宠物们与世无争、与人无争,它们全盘接受人类饲养者提供的生活方式,并默默倾听和分担着他们的喜怒哀乐,和他们同甘共苦。宠物,你宠着它,它就任你摆布、逗你开心;只要你不虐待它,它就不会和你冲突;只要你不抛弃它,它就不会背叛你。当然,“农夫和蛇”之类的故事例外。

大千世界,还有什么比和自己的宠物在一起更惬意的吗?闺蜜也建议我养条狗或养只猫作伴,并说你可以随心所欲给宠物命名。据说有人因为女友把偶像周润发的照片贴在卧室床头而拂袖而去,于是他养了一只名叫“润发”的狗吆三喝四。的确,如果你无法与同类和睦相处,你不妨养个宠物,可以把它当作你的亲人、爱人宠着,也可以把它当作你的情敌、仇人随意使唤。但我以为,宠物还是用来宠爱的,或许当你能够善待一个宠物后,你就会爱身边的每一个人。我没有养动物,是对自己的脾气个性知根知底,一旦养了就可能放不下,就要负责到底。
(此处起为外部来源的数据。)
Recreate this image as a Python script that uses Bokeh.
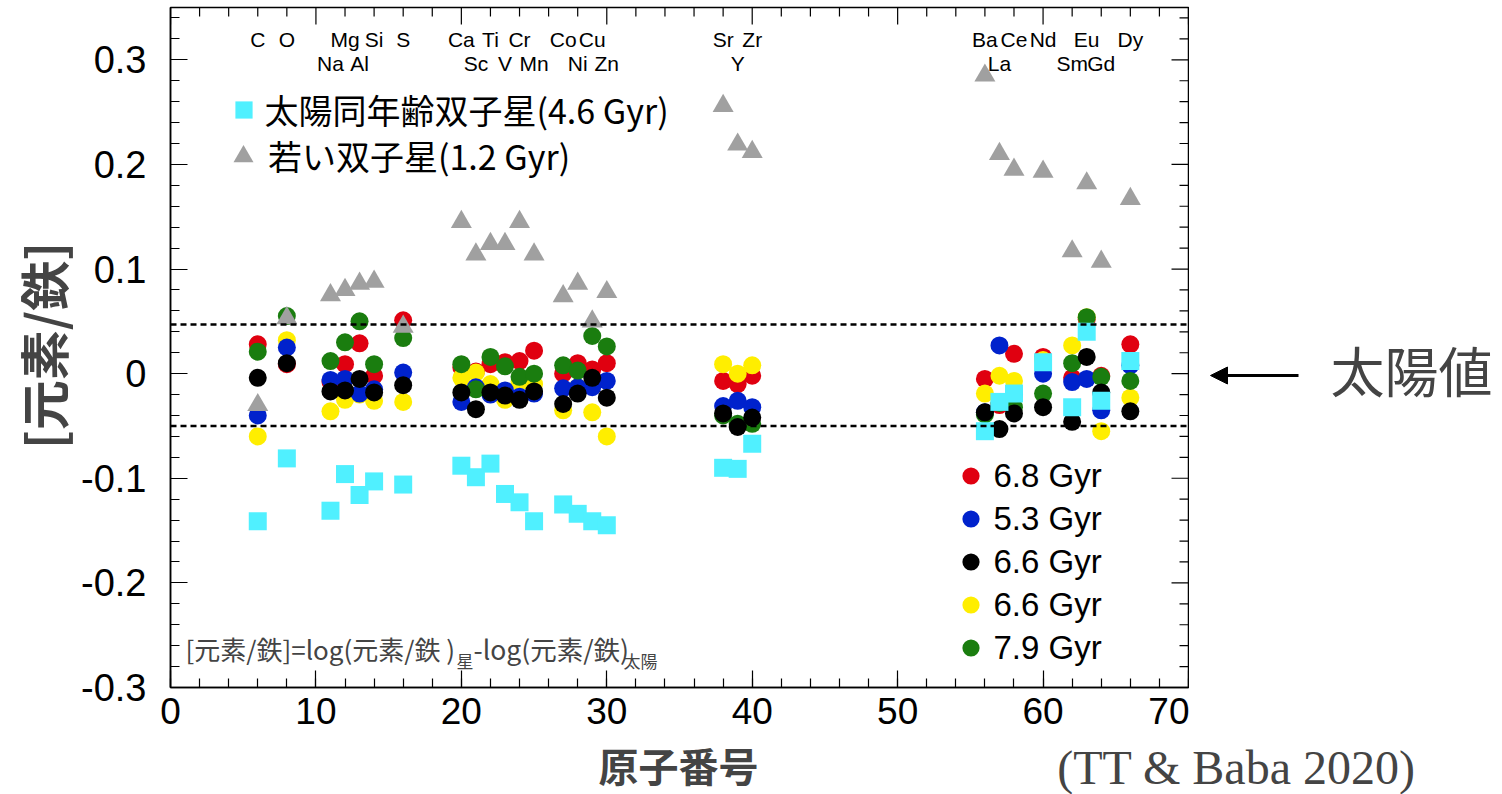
from bokeh.plotting import figure
from bokeh.layouts import row, column
from bokeh.models import (Range1d, LinearAxis, FixedTicker, CustomJSTickFormatter, Span, Label,
                          Arrow, NormalHead, Legend, LegendItem, ColumnDataSource)
from bokeh.core.properties import value
from bokeh.embed import file_html
from bokeh.resources import INLINE
import math

# ---------------- data ----------------
elements = ["C", "O", "Na", "Mg", "Al", "Si", "S", "Ca", "Sc", "Ti", "V", "Cr", "Mn", "Co", "Ni", "Cu", "Zn",
            "Sr", "Y", "Zr", "Ba", "La", "Ce", "Nd", "Sm", "Eu", "Gd", "Dy"]
atomic_number = [6, 8, 11, 12, 13, 14, 16, 20, 21, 22, 23, 24, 25, 27, 28, 29, 30,
                 38, 39, 40, 56, 57, 58, 60, 62, 63, 64, 66]

# [X/Fe] of the five old stars (circles)
star_68_red = [0.028, 0.009, -0.008, 0.009, 0.029, -0.002, 0.051, 0.006, 0.002, 0.009, 0.011, 0.012, 0.022,
               0.000, 0.010, 0.004, 0.010, -0.007, -0.010, -0.002, -0.005, -0.030, 0.019, 0.016, -0.004,
               0.052, -0.002, 0.028]
star_53_blue = [-0.040, 0.025, -0.006, -0.005, -0.019, -0.015, 0.001, -0.027, -0.013, -0.020, -0.016, -0.022,
                -0.019, -0.014, -0.013, -0.013, -0.007, -0.031, -0.026, -0.032, -0.037, 0.027, -0.020, 0.000,
                -0.008, -0.005, -0.035, 0.008]
star_66_black = [-0.004, 0.010, -0.017, -0.016, -0.005, -0.018, -0.011, -0.018, -0.034, -0.018, -0.021, -0.025,
                 -0.017, -0.029, -0.019, -0.004, -0.023, -0.038, -0.051, -0.042, -0.037, -0.053, -0.038, -0.032,
                 -0.046, 0.016, -0.018, -0.036]
star_66_yellow = [-0.060, 0.032, -0.036, -0.025, -0.020, -0.026, -0.027, -0.004, 0.001, -0.010, -0.025, -0.008,
                  -0.010, -0.035, -0.013, -0.037, -0.060, 0.009, 0.000, 0.008, -0.019, -0.002, -0.007, 0.013,
                  0.027, 0.054, -0.055, -0.023]
star_79_green = [0.021, 0.055, 0.012, 0.030, 0.050, 0.009, 0.034, 0.009, -0.015, 0.016, 0.007, -0.003, 0.000,
                 0.008, 0.003, 0.036, 0.026, -0.040, -0.048, -0.048, -0.039, -0.028, -0.032, -0.019, 0.010,
                 0.054, -0.003, -0.007]
# solar-age twins (4.6 Gyr, squares) and young twins (1.2 Gyr, triangles)
solar_age_twin = [-0.141, -0.081, -0.131, -0.096, -0.116, -0.103, -0.106, -0.088, -0.099, -0.086, -0.115, -0.123,
                  -0.141, -0.125, -0.134, -0.141, -0.145, -0.090, -0.091, -0.067, -0.055, -0.027, -0.019, 0.011,
                  -0.032, 0.040, -0.026, 0.012]
young_twin = [-0.030, 0.053, 0.075, 0.080, 0.086, 0.088, 0.045, 0.145, 0.114, 0.124, 0.124, 0.145, 0.114,
              0.074, 0.086, 0.050, 0.078, 0.256, 0.219, 0.212, 0.285, 0.210, 0.195, 0.193, 0.117, 0.182,
              0.107, 0.167]

x_tick_values = [0, 10, 20, 30, 40, 50, 60, 70]
y_tick_values = [-0.3, -0.2, -0.1, 0.0, 0.1, 0.2, 0.3]
solar_band = [-0.050, 0.047]

# ---------------- layout / style (not data) ----------------
label_tier = [0, 0, 1, 0, 1, 0, 0, 0, 1, 0, 1, 0, 1, 0, 1, 0, 1,
              0, 1, 0, 0, 1, 0, 0, 1, 0, 1, 0]
tier_y = [0.319, 0.296]

TOTAL_W, TOTAL_H = 1502, 794
LEFT_W = 78             # strip holding the y-axis title
BL, BR, BT, BB = 91, 1, 7, 49
FRAME_W, FRAME_H = 1019, 680
MAIN_W = BL + FRAME_W + BR
TOP_H = BT + FRAME_H + BB
RIGHT_W = TOTAL_W - LEFT_W - MAIN_W
FRAME_TOP, FRAME_BOTTOM = BT, BT + FRAME_H      # page pixels of the chart frame
X0, X1, Y0, Y1 = 0, 70, -0.3, 0.35
cjk = "Noto Sans CJK JP"


def blank_figure(w, h, xr, yr):
    f = figure(width=w, height=h, output_backend="svg", toolbar_location=None,
               x_range=xr, y_range=yr, min_border=0, x_axis_location=None, y_axis_location=None)
    f.grid.visible = False
    f.outline_line_color = None
    f.background_fill_color = "white"
    f.border_fill_color = "white"
    return f


p = figure(width=MAIN_W, height=TOP_H, output_backend="svg", toolbar_location=None,
           x_range=Range1d(X0, X1), y_range=Range1d(Y0, Y1),
           min_border_left=BL, min_border_right=BR, min_border_top=BT, min_border_bottom=BB,
           x_axis_location=None, y_axis_location=None)
p.grid.visible = False
p.outline_line_color = "black"
p.outline_line_width = 1.5
p.background_fill_color = "white"
p.border_fill_color = "white"

x_minor = list(range(0, 71, 2))
y_minor = [round(-0.3 + 0.02 * i, 2) for i in range(33)]
xticker = FixedTicker(ticks=x_tick_values, minor_ticks=x_minor)
yticker = FixedTicker(ticks=y_tick_values, minor_ticks=y_minor)
MAJ, MIN = 17, 9


def style_axis(ax):
    ax.axis_line_color = "black"
    ax.axis_line_width = 1.5
    ax.major_tick_in = MAJ
    ax.major_tick_out = 0
    ax.minor_tick_in = MIN
    ax.minor_tick_out = 0
    ax.major_tick_line_color = "black"
    ax.minor_tick_line_color = "black"
    ax.major_tick_line_width = 1.2
    ax.minor_tick_line_width = 1.2
    ax.major_label_text_color = "black"


xaxis = LinearAxis(ticker=xticker)
style_axis(xaxis)
xaxis.major_label_text_font = "Liberation Sans"
xaxis.major_label_text_font_size = "37px"
xaxis.major_label_standoff = 10
p.add_layout(xaxis, "below")

yaxis = LinearAxis(ticker=yticker,
                   formatter=CustomJSTickFormatter(code="const v = Math.round(tick*10)/10; return (v === 0) ? '0' : String(v);"))
style_axis(yaxis)
yaxis.major_label_text_font = "Liberation Sans"
yaxis.major_label_text_font_size = "38px"
yaxis.major_label_standoff = 24
p.add_layout(yaxis, "left")

# mirrored ticks on the top and right edges (ticks only, no labels)
pxx = FRAME_W / (X1 - X0)
pxy = FRAME_H / (Y1 - Y0)
top_x = x_tick_values + [v for v in x_minor if v not in x_tick_values]
top_len = [MAJ] * len(x_tick_values) + [MIN] * (len(top_x) - len(x_tick_values))
p.segment(x0=top_x, y0=[Y1] * len(top_x), x1=top_x, y1=[Y1 - L / pxy for L in top_len],
          line_color="black", line_width=1.2)
right_y = y_tick_values + [v for v in y_minor if all(abs(v - t) > 1e-9 for t in y_tick_values)]
right_len = [MAJ] * len(y_tick_values) + [MIN] * (len(right_y) - len(y_tick_values))
p.segment(x0=[X1] * len(right_y), y0=right_y, x1=[X1 - L / pxx for L in right_len], y1=right_y,
          line_color="black", line_width=1.2)

# solar band
for yv in solar_band:
    p.add_layout(Span(location=yv, dimension="width", line_color="black", line_width=2.5, line_dash="6 4"))

src = ColumnDataSource(dict(x=atomic_number, el=elements, r=star_68_red, b=star_53_blue, k=star_66_black,
                            yl=star_66_yellow, g=star_79_green, c=solar_age_twin, t=young_twin,
                            ly=[tier_y[t] for t in label_tier]))

p.text(x="x", y="ly", text="el", source=src, text_font=value("Liberation Sans"), text_font_size="21px",
       text_align="center", text_baseline="middle", text_color="black")

r_red = p.scatter("x", "r", source=src, marker="circle", size=18, fill_color="#e00010", line_color=None)
r_yel = p.scatter("x", "yl", source=src, marker="circle", size=18, fill_color="#ffee00", line_color=None)
r_blue = p.scatter("x", "b", source=src, marker="circle", size=18, fill_color="#0022cc", line_color=None)
r_green = p.scatter("x", "g", source=src, marker="circle", size=18, fill_color="#1a7d0f", line_color=None)
r_black = p.scatter("x", "k", source=src, marker="circle", size=18, fill_color="black", line_color=None)
r_cyan = p.scatter("x", "c", source=src, marker="square", size=18, fill_color="#50f0ff", line_color=None)
r_tri = p.scatter("x", "t", source=src, marker="triangle", size=21, fill_color="#a0a0a0", line_color=None)


def make_legend(items, loc, g, standoff, font, size, spacing=0):
    lg = Legend(items=items, location=loc, glyph_width=g, glyph_height=g, label_standoff=standoff,
                label_text_font=font, label_text_font_size=size, spacing=spacing, padding=0, margin=0,
                border_line_color=None, background_fill_alpha=0, label_text_color="black")
    p.add_layout(lg)


make_legend([LegendItem(label="太陽同年齢双子星(4.6 Gyr)", renderers=[r_cyan])], (51.5, 553.5), 43, 0, cjk, "34px")
make_legend([LegendItem(label="若い双子星(1.2 Gyr)", renderers=[r_tri])], (48, 506.4), 50, 0, cjk, "34px")
make_legend([LegendItem(label="6.8 Gyr", renderers=[r_red]),
             LegendItem(label="5.3 Gyr", renderers=[r_blue]),
             LegendItem(label="6.6 Gyr", renderers=[r_black]),
             LegendItem(label="6.6 Gyr", renderers=[r_yel]),
             LegendItem(label="7.9 Gyr", renderers=[r_green])], (778.5, 17.8), 43, 2,
            "Liberation Sans", "33px")


def slabel(fig, x, y, text, **kw):
    fig.add_layout(Label(x=x, y=y, x_units="screen", y_units="screen", text=text, **kw))


# formula (screen px from the frame's bottom-left corner)
slabel(p, 15, 39, "[元素/鉄]=log(元素/鉄 )", text_font=cjk, text_font_size="26px", text_baseline="alphabetic")
slabel(p, 286, 27, "星", text_font=cjk, text_font_size="17px", text_baseline="alphabetic")
slabel(p, 303, 39, "-log(元素/鉄)", text_font=cjk, text_font_size="26.5px", text_baseline="alphabetic")
slabel(p, 453, 27, "太陽", text_font=cjk, text_font_size="17px", text_baseline="alphabetic")

# ---- strip left of the chart: y-axis title (data coordinates = page pixels; frames share the row's borders) ----
pl = blank_figure(LEFT_W, TOP_H, Range1d(0, LEFT_W), Range1d(FRAME_BOTTOM, FRAME_TOP))
pl.add_layout(Label(x=41, y=345, text="[元素/鉄]", text_font=cjk, text_font_size="50px", text_font_style="bold",
                    text_align="center", text_baseline="middle", angle=math.pi / 2))

# ---- strip right of the chart: solar-value arrow ----
RX = LEFT_W + MAIN_W
pr = blank_figure(RIGHT_W, TOP_H, Range1d(RX, TOTAL_W), Range1d(FRAME_BOTTOM, FRAME_TOP))
pr.add_layout(Arrow(end=NormalHead(size=17, fill_color="black", line_color="black"),
                    x_start=1298, y_start=375, x_end=1210, y_end=375, line_width=3, line_color="black"))
pr.add_layout(Label(x=1330, y=369, text="太陽値", text_font=cjk, text_font_size="54px", text_baseline="middle"))

# ---- strip below: x-axis title and source ----
pb = blank_figure(TOTAL_W, TOTAL_H - TOP_H, Range1d(0, TOTAL_W), Range1d(TOTAL_H, TOP_H))
pb.add_layout(Label(x=678, y=764, text="原子番号", text_font=cjk,
                    text_font_size="40px", text_font_style="bold", text_align="center", text_baseline="alphabetic"))
pb.add_layout(Label(x=1236, y=767, text="(TT & Baba 2020)", text_font="Liberation Serif", text_font_size="48px",
                    text_align="center", text_baseline="middle"))

layout = column(row(pl, p, pr, spacing=0), pb, spacing=0)
open("out.html", "w").write(file_html(layout, INLINE))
我和儿子聊过有关养宠物的话题。儿子五六岁的时候,家里曾经养过一条叫“贝贝”的京巴狗,儿子和贝贝的合影至今还摆放在书柜里。当时他认真地说:妈妈,我就是咱家的一条哈巴狗呀。儿子上初中的时候,我们一起在花鸟市场买了一只核桃大小的乌龟,现在那只“忍者神龟”长得已经比巴掌还要宽厚了。“忍者”隐藏在“摸鱼”和“躺平”背后的是从容不迫的“佛系”的生活态度。

后来,弟弟养了一只名叫“阿卡”的导盲犬,虽然我很少亲近她,但她善解人意的眼神时常出现在我的记忆里。现在,远在海外的儿子儿媳小两口暂时领养了一只黑白相间的小猫,原名“奥利奥”,我叫她“奥利给”,有一双透亮活泼的眼睛。狗温顺,猫高冷,人善良。他们以积极入世的人生哲学,用积极乐观的心态努力做事。善心善行积累福报,愿他们历经千帆,归来仍是少年。

“凤凰鸣矣,于彼高岗;梧桐生矣,于彼朝阳”。我曾想,儿子长大了,不在我身边的时候,我也会养只“狗儿子”,给他取名“旦旦”。但我一直没有去做。因为无论儿子在哪里,都是我生命中独一无二的“宠物”。